Pour le discours d'héroisation, l'auteur rappelle que ce discours met en scène une figure de héros réparateur d'un désordre social ou du mal qui affecte ces victimes. Cette figure peut être celle des sauveteurs occasionnels et anonymes qui interviennent pour porter assistance aux victimes d'un attentat, d'un bombardement ou d'une catastrophe naturelle. Ce peut être aussi celle d'un grand sauveur porteur des valeurs symboliques comme fut présenté George W. Bush après l'attentat du 11 septembre 2001. La recherche d'une figure de héros est si forte dans ce type de discours que parfois sont montées en épingle les actions d'une personne ordinaire, dès lors que celle-ci semble avoir accompli un acte de solidarité humaine extraordinaire, comme cela est mis en scène dans les télé-réalités. Mais sont également glorifiées les actions d'une personnalité lorsque celle-ci se prévaut d'avoir réussi une entreprise jugée impossible. Mais, lorsque l'enjeu de captation est dominant et il l'est souvent, indique l'auteur, la visée informative disparaît au profit d'un jeu de spectacularisation et de dramatisation. Il finit par produire des dérives qui ne répondent plus à l'exigence d'éthique qui est celle de l'information citoyenne.

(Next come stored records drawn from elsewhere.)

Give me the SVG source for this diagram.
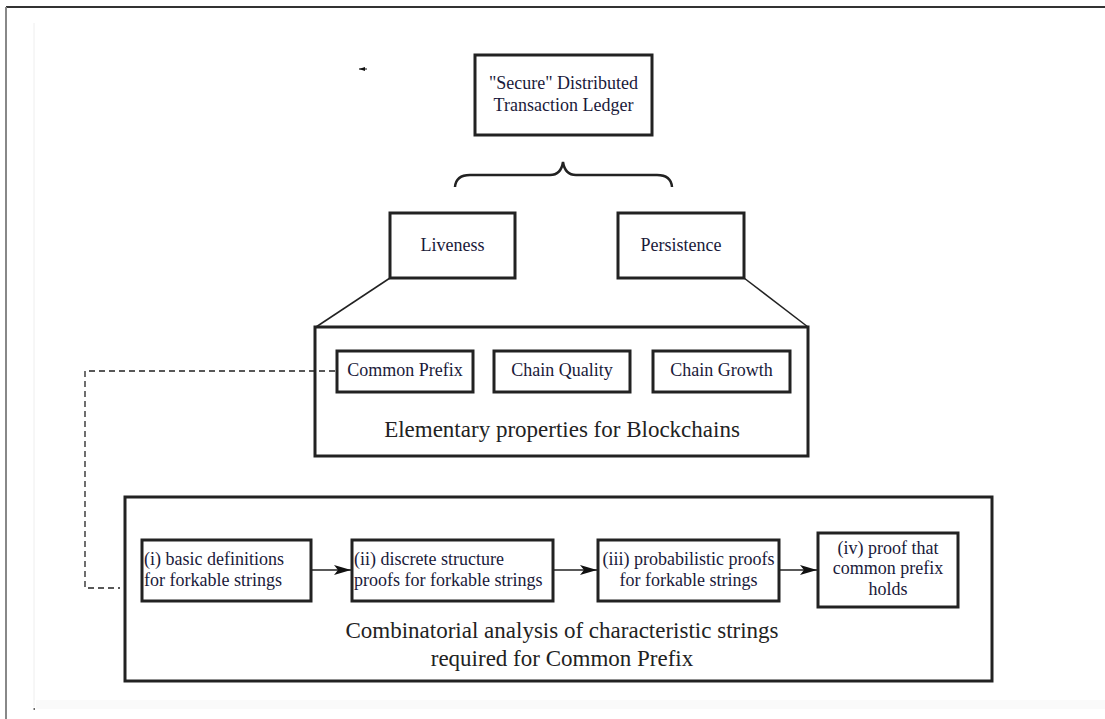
<svg xmlns="http://www.w3.org/2000/svg" width="1105" height="719" viewBox="0 0 1105 719">
<style>
.box{fill:#fff;stroke:#222;stroke-width:3}
.cont{fill:none;stroke:#222;stroke-width:3}
text{fill:#1a1a3a;font-size:18px}
.c{text-anchor:middle}
.big{font-size:23px;fill:#222}
.ln{stroke:#222;stroke-width:1.5;fill:none}
.dash{stroke:#222;stroke-width:1.3;fill:none;stroke-dasharray:6 4}
</style>
<defs>
<marker id="ah" markerWidth="18" markerHeight="10" refX="17" refY="5" orient="auto" markerUnits="userSpaceOnUse">
<path d="M0,0 L17,5 L0,10 L4,5 Z" fill="#111"/>
</marker>
<marker id="sm" markerWidth="6" markerHeight="4" refX="0" refY="2" orient="auto" markerUnits="userSpaceOnUse">
<path d="M6,0 L0,2 L6,4 Z" fill="#111"/>
</marker>
</defs>
<rect width="1105" height="719" fill="#fff"/>
<g id="frame">
<rect x="36" y="700" width="1069" height="9" fill="#fafafa"/>
<line x1="6" y1="7" x2="1105" y2="7" stroke="#333" stroke-width="2"/>
<line x1="6" y1="7" x2="6" y2="719" stroke="#888" stroke-width="2"/>
<line x1="34" y1="23" x2="34" y2="707" stroke="#eee" stroke-width="1"/>
<rect x="33.5" y="708" width="1.5" height="2" fill="#666"/>
</g>
<g font-family="'Liberation Serif', 'Times New Roman', Times, 'DejaVu Serif', serif">
<g id="ledger">
<rect class="box" x="475" y="55" width="177" height="80"/>
<text class="c" x="563.5" y="89">"Secure" Distributed</text>
<text class="c" x="563.5" y="111">Transaction Ledger</text>
</g>
<g id="liveness">
<rect class="box" x="390" y="213" width="125" height="65"/>
<text class="c" x="452.5" y="251">Liveness</text>
</g>
<g id="persistence">
<rect class="box" x="618" y="213" width="126" height="65"/>
<text class="c" x="681" y="251">Persistence</text>
</g>
<g id="elementary">
<rect class="cont" x="315" y="327" width="493" height="129"/>
<text class="c big" x="562" y="437">Elementary properties for Blockchains</text>
</g>
<g id="common-prefix">
<rect class="box" x="337" y="351" width="136" height="41"/>
<text class="c" x="405" y="376">Common Prefix</text>
</g>
<g id="chain-quality">
<rect class="box" x="494" y="351" width="136" height="41"/>
<text class="c" x="562" y="376">Chain Quality</text>
</g>
<g id="chain-growth">
<rect class="box" x="653" y="351" width="137" height="41"/>
<text class="c" x="721.5" y="376">Chain Growth</text>
</g>
<g id="combinatorial">
<rect class="cont" x="125" y="497" width="867" height="184"/>
<text class="c big" x="562" y="638">Combinatorial analysis of characteristic strings</text>
<text class="c big" x="562" y="666">required for Common Prefix</text>
</g>
<g id="step1">
<rect class="box" x="142" y="540" width="169" height="61"/>
<text x="144" y="565">(i) basic definitions</text>
<text x="144" y="586">for forkable strings</text>
</g>
<g id="step2">
<rect class="box" x="352" y="540" width="201" height="61"/>
<text x="354" y="565">(ii) discrete structure</text>
<text x="354" y="586">proofs for forkable strings</text>
</g>
<g id="step3">
<rect class="box" x="598" y="540" width="181" height="61"/>
<text class="c" x="688.5" y="565">(iii) probabilistic proofs</text>
<text class="c" x="688.5" y="586">for forkable strings</text>
</g>
<g id="step4">
<rect class="box" x="818" y="533" width="140" height="74"/>
<text class="c" x="888" y="554">(iv) proof that</text>
<text class="c" x="888" y="574">common prefix</text>
<text class="c" x="888" y="595">holds</text>
</g>
</g>
<g id="connectors">
<line x1="359" y1="69" x2="367" y2="69" stroke="#111" stroke-width="1" marker-start="url(#sm)"/>
<path class="ln" style="stroke-width:2.5" d="M455,187 Q456,175 470,175 L550,175 Q561,175 563,162 Q565,175 576,175 L657,175 Q671,175 672,187"/>
<line class="ln" x1="390" y1="278" x2="316" y2="327"/>
<line class="ln" x1="744" y1="278" x2="808" y2="327"/>
<polyline class="dash" points="335,371 85,371 85,588 120,588"/>
<line class="ln" x1="312" y1="570" x2="351" y2="570" marker-end="url(#ah)"/>
<line class="ln" x1="554" y1="570" x2="597" y2="570" marker-end="url(#ah)"/>
<line class="ln" x1="780" y1="570" x2="817" y2="570" marker-end="url(#ah)"/>
</g>
</svg>
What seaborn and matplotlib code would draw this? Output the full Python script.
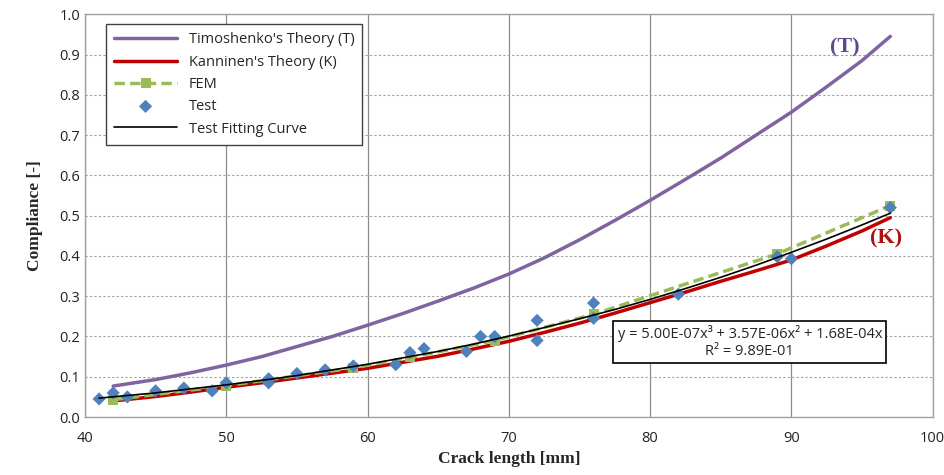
import numpy as np
import pandas as pd
import matplotlib
matplotlib.use("Agg")
import matplotlib.pyplot as plt
from matplotlib.ticker import MultipleLocator, FormatStrFormatter
import seaborn as sns

# %%
# Data
crack_theory = [42, 45, 47.5, 50, 52.5, 55, 57.5, 60, 62.5, 65, 67.5, 70, 72.5, 75,
                77.5, 80, 82.5, 85, 87.5, 90, 92.5, 95, 97]
timoshenko = [0.077, 0.093, 0.11, 0.129, 0.15, 0.175, 0.2, 0.228, 0.257, 0.288, 0.32,
              0.355, 0.395, 0.44, 0.488, 0.538, 0.59, 0.643, 0.7, 0.757, 0.82, 0.885, 0.945]
kanninen = [0.04, 0.051, 0.062, 0.074, 0.085, 0.097, 0.109, 0.121, 0.136, 0.151, 0.169,
            0.188, 0.21, 0.233, 0.258, 0.284, 0.31, 0.337, 0.363, 0.39, 0.425, 0.462, 0.495]

crack_fem = [42, 50, 59, 63, 69, 76, 89, 97]
fem = [0.043, 0.078, 0.122, 0.148, 0.19, 0.255, 0.405, 0.525]

crack_test = [41, 42, 43, 45, 47, 49, 50, 53, 53, 55, 57, 59, 62, 63, 64, 67, 68, 69,
              72, 72, 76, 76, 82, 89, 90, 97]
test = [0.045, 0.06, 0.05, 0.065, 0.072, 0.065, 0.085, 0.095, 0.085, 0.108, 0.117, 0.127,
        0.13, 0.16, 0.17, 0.163, 0.2, 0.2, 0.24, 0.19, 0.283, 0.245, 0.305, 0.398, 0.393, 0.52]

crack_fit = [41, 45, 47.5, 50, 52.5, 55, 57.5, 60, 62.5, 65, 67.5, 70, 72.5, 75, 77.5,
             80, 82.5, 85, 87.5, 90, 92.5, 95, 97]
fit = [0.047, 0.060, 0.070, 0.080, 0.091, 0.103, 0.117, 0.131, 0.147, 0.163, 0.181,
       0.201, 0.222, 0.244, 0.267, 0.292, 0.319, 0.347, 0.377, 0.409, 0.442, 0.477, 0.506]

# %%
sns.set_theme(style="white")
plt.rcParams["font.family"] = ["Open Sans", "DejaVu Sans"]

fig = plt.figure(figsize=(9.44, 4.75), dpi=100)
ax = fig.add_axes([0.090, 0.122, 0.898, 0.848])

sns.lineplot(x=crack_theory, y=timoshenko, ax=ax, color="#8064a2", lw=2.5,
             label="Timoshenko's Theory (T)")
sns.lineplot(x=crack_theory, y=kanninen, ax=ax, color="#c00000", lw=2.5,
             label="Kanninen's Theory (K)")
sns.lineplot(x=crack_fem, y=fem, ax=ax, color="#9bbb59", lw=2.5, dashes=(3, 1.5),
             marker="s", markersize=7, markeredgewidth=0, label="FEM")
sns.scatterplot(x=crack_test, y=test, ax=ax, color="#4f81bd", marker="D", s=45,
                edgecolor="none", label="Test", zorder=5)
sns.lineplot(x=crack_fit, y=fit, ax=ax, color="black", lw=1.2,
             label="Test Fitting Curve", zorder=6)

ax.set_xlim(40, 100)
ax.set_ylim(0, 1.0)
ax.xaxis.set_major_locator(MultipleLocator(10))
ax.xaxis.set_minor_locator(MultipleLocator(2))
ax.yaxis.set_major_locator(MultipleLocator(0.1))
ax.yaxis.set_minor_locator(MultipleLocator(0.02))
ax.yaxis.set_major_formatter(FormatStrFormatter("%.1f"))
ax.tick_params(which="both", direction="in", color="#808080", labelsize=10.5,
               labelcolor="#222222")
ax.tick_params(which="major", length=6)
ax.tick_params(which="minor", length=5)
ax.tick_params(axis="x", pad=10)

ax.grid(axis="x", which="major", color="#8c8c8c", lw=0.9, ls="-")
ax.grid(axis="y", which="major", color="#a0a0a0", lw=0.8, ls=(0, (2, 2)))
for s in ax.spines.values():
    s.set_color("#a0a0a0")
    s.set_linewidth(1)

ax.set_xlabel("Crack length [mm]", family="Liberation Serif", fontweight="bold",
              fontsize=12.5, labelpad=4)
ax.set_ylabel("Compliance [-]", family="Liberation Serif", fontweight="bold",
              fontsize=12.5, labelpad=12)

leg = ax.legend(loc="upper left", bbox_to_anchor=(0.025, 0.975), borderaxespad=0,
                fontsize=10.5, frameon=True, fancybox=False, edgecolor="#404040",
                framealpha=1, handlelength=4.3, labelspacing=0.5, borderpad=0.55)
leg.get_frame().set_linewidth(1)

ax.text(93.8, 0.918, "(T)", family="Liberation Serif", fontweight="bold",
        fontsize=16, color="#5f4a8b", ha="center", va="center")
ax.text(96.7, 0.444, "(K)", family="Liberation Serif", fontweight="bold",
        fontsize=16, color="#b01010", ha="center", va="center")

ax.text(87.06, 0.186, "y = 5.00E-07x³ + 3.57E-06x² + 1.68E-04x\nR² = 9.89E-01",
        ha="center", va="center", fontsize=10.5, linespacing=1.15,
        bbox=dict(boxstyle="square,pad=0.3", fc="white", ec="black", lw=1.2),
        zorder=7)

fig.savefig("out.png", dpi=100)
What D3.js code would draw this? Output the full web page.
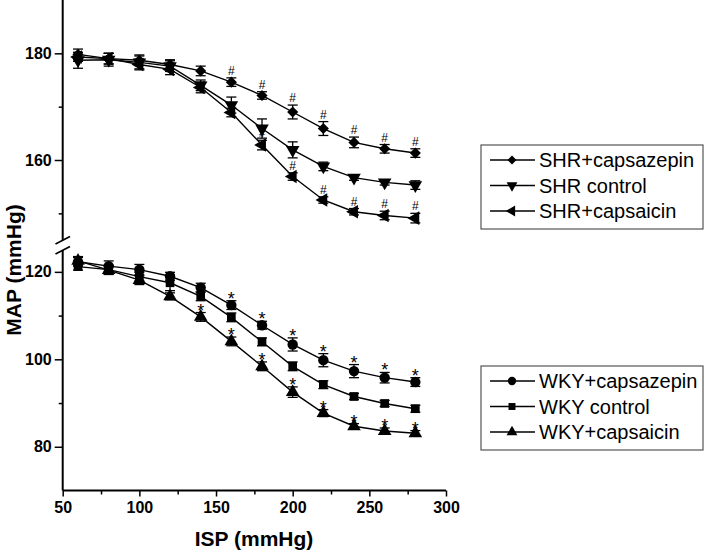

Deux procédés discursifs transforment l'actualité événementielle en "suractualité" en produisant des effets déformants. Le procédé de focalisation qui consiste à amener un événement sur le devant de la scène (par les titres de journaux, l'annonce en début de journal télévisé ou du bulletin radiophonique). Il produit un effet de grossissement. La nouvelle sélectionnée est mise en exergue, et du même coup elle envahit le champ de l'information donnant l'impression qu'elle est la seule digne d'intérêt. Cela participe d'un phénomène discursif plus général: toute prise de parole est un acte d'imposition de sa présence de locuteur sur l'interlocuteur, et donc celle-ci doit pouvoir être justifiée. Ce qui la justifie est que le propos qu'elle véhicule est obligatoirement digne d'intérêt, c'est-à-dire: pertinent. On retrouve là le principe d'intentionnalité. Dans la communication médiatique, le sujet qui informe étant légitimé par avance (contrat de communication), le propos véhiculé prend encore plus d'importance au point de faire oublier d'autres nouvelles possibles. Il impose une "thématisation" du monde.

Le procédé de répétition qui consiste à passer une même information en boucle d'un bulletin d'information à l'autre, d'un journal télévisé à l'autre, d'un journal à l'autre et d'un jour à l'autre. Cette information, répétée de la même façon ou avec des variantes, produit un effet de réification: la nouvelle prend une existence en soi, se trouve par là même authentifiée, se fige et donc s'inscrit de façon indélébile dans la mémoire. A preuve que ce sont ces nouvelles qui sont ensuite le plus facilement colportées dans les conversations ordinaires, se transformant parfois en rumeur. Il s'agit là encore d'un phénomène discursif général: la répétition d'un propos dans une configuration identique à elle-même donne l'impression d'être le gage d'une vérité.

Par ces deux procédés et les effets qu'ils produisent l'énonciateur journaliste a beau disparaître derrière une absence de marques personnelles ou l'emploi de marques impersonnelles, la prise de parole focalisante et la récurrence essentialisante imposent au récepteur de la nouvelle une suractualisation événementielle.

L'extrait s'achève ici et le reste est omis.